Owner estimates of home values slightly exceeded appraisers' opinions in October, although owner expectations moved closer to appraised values than they were in September, according to the Quicken Loans Home Price Perception Index (HPPI). The average appraisal was 1.15% lower than the home owner expected, a narrowing of the gap between home owner estimates and appraiser valuations. In September, appraised values were 1.26% lower than homeowner expectation.

A second report released by Quicken Loans, the Home Value Index (HVI) – which is the only measure of home valuation based solely on appraisals – shows annual home value growth is steadily slowing. Nationally, appraised values rose a strong 5.97% year-over-year in October, but they showed a dip from September when home values rose 7.78% from the year prior.

This is the fourth consecutive month the HPPI moved closer to equilibrium. Local trends stayed largely the same from the month prior, with appraisal values rising past homeowner estimates in the West and home values falling below homeowner expectations in the East and Midwest.

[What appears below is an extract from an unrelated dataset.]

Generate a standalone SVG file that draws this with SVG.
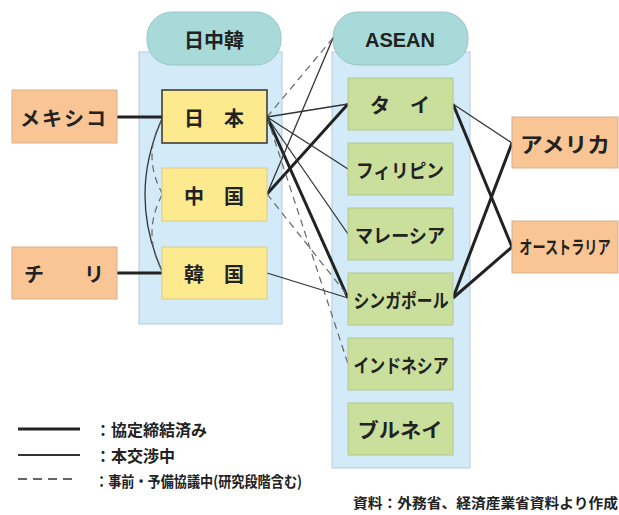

"This information can be helpful to homeowners to either prevent bumps in the mortgage process or realize they may have more equity available to them than they think," said Quicken Loans Chief Economist Bob Walters.

Average home values, as measured by appraisals, fell slightly in October showing a 0.62% decline according in the national HVI. This extended reductions seen in September, when appraised values dipped 0.28%. Despite monthly decreases, home values in October still showed strong growth of 5.97% as compared to October 2015. All regional areas measured by the HVI showed annual increases, ranging from 5.52% growth in the Northeast to an 8% rise in values in the West.